Judge Stewart also denied C.R. England’s motion to dismiss the case, reaffirming truckers’ rights to sue for damages for violation of federal regulations, and ruled in favor of OOIDA’s position that the statute of limitations was four years rather than only two years as contended by C.R. England. In making these rulings, Judge Stewart noted supporting rulings in several other OOIDA lawsuits against motor carriers.
One of the issues argued before the court was whether or not drivers truly had the ability to negotiate the terms of a lease with C.R. England. This would help determine whether drivers had truly agreed to the arbitration clause in the C.R. England lease. OOIDA attorneys cited the example of C.R. England’s latest revised lease agreement. Shortly after the filing of this case, England distributed to all leased operators a revised lease agreement. The attorneys informed the court that drivers were told that if they did not sign the new agreement, they would be terminated. In defense, England attorneys told the court the company had made every attempt to get them to sign and indicated it only had to fire fewer than 10 of the drivers. The court was not persuaded this was a reasonable form of negotiation.

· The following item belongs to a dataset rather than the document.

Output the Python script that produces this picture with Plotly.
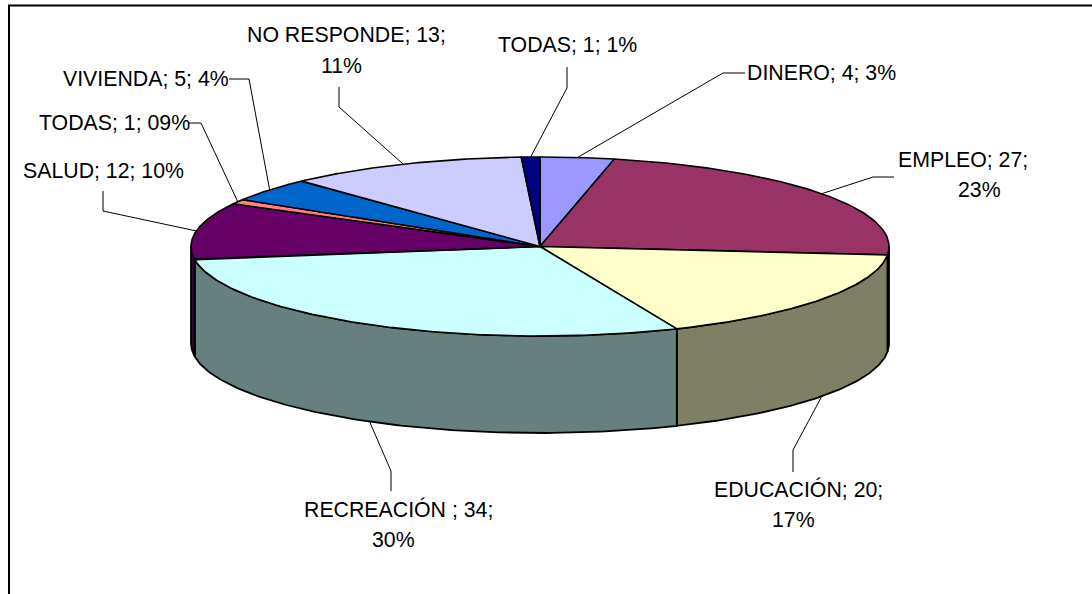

“Judge Stewart’s ruling is an important victory for OOIDA and all owner-operators,” said OOIDA President Jim Johnston, who attended the hearing. “It will serve as a giant step forward establishing an important precedent in other pending cases as well as clearing the way for a hearing on the merits of owner-operator claims against C.R. England. Most importantly, the court in making its ruling recognized the impracticality of drivers’ vindicating their federally protected rights through individual arbitration actions. More and more carriers are beginning to add these provisions as a means of avoiding lawsuits challenging what we believe to be blatant violations of the truth-in-leasing regulations.”
OOIDA seeks Supreme Court review of Prime ruling
OOIDA has filed a petition to the U.S. Supreme Court to review the rulings of the U.S. District Court and Appeals Court in its case against New Prime Inc. The District Court ruled and the Eighth Circuit Court of Appeals affirmed that owner-operators who signed leases prior to Jan. 1, 1996, could not prosecute their claims under the federal truth-in-leasing regulations in federal court. This issue stopped the case before a trial could be held to prove whether or not Prime violated the leasing rules.
Commenting on the association’s decision to petition the Supreme Court, OOIDA President Jim Johnston said, “We continue to assert that this carrier has had a history of violating federal leasing regulations through unauthorized deductions and failure to properly refund escrow accounts to thousands of owner-operators. We believe the Eighth Circuit Court has erred in its opinion on the retroactivity issue. Carriers had the duty to obey the leasing regulations well before Jan. 1, 1996, and that the only thing that changed on that date was the owner-operator’s ability to take them to court.”
Johnston pointed out a ruling from the federal judge in the Sixth Circuit in OOIDA’s case against Arctic Express, where the court agreed that owner-operators with leases pre-dating the ICCTA could pursue their claims.
Getting the Supreme Court to now hear the case is not a certainty. The Supreme Court receives more than 7,000 petitions each year. Of these petitions, only 80-90 cases are selected for consideration by the high court. The court attempts to select the cases that have the greatest legal significance, however, and the likelihood that the court will review any one case is not great regardless of its merit.
During the past months, New Prime has issued statements to the press indicating that its position had prevailed on the merits of the case and that it had been vindicated by the court. To this, Johnston has responded, “Prime’s press releases tried to leave the impression that the court found its conduct with respect to owner-operators to be proper. This is absolutely false. The only thing that the federal court decided was that drivers with pre-1996 leases could not attack New Prime’s misconduct in federal court. No judgment was made that in any sense vindicated New Prime’s conduct under these pre-1996 leases.”
Recently, the federal judge in Springfield, MO, announced that it would award attorneys fees and costs in excess of $500,000 to New Prime. Again, OOIDA feels strongly that the judge’s ruling is wrong and contrary to congressional intent. The association intends to appeal that decision.
Addressing any potential for concern by OOIDA members on this latest ruling, Johnston pointed out, “Litigation against major motor carriers is time consuming and expensive. We want to assure all members, however, that OOIDA has the patience and resources to continue the fight against New Prime and other motor carriers whose conduct, in its opinion, violates federal law and regulations.” He added, “We are well aware of the risks involved with initiating litigation. We would not pursue our claims without being fully prepared to go the distance to protect the rights of owner-operators from the abuses of unscrupulous motor carriers.”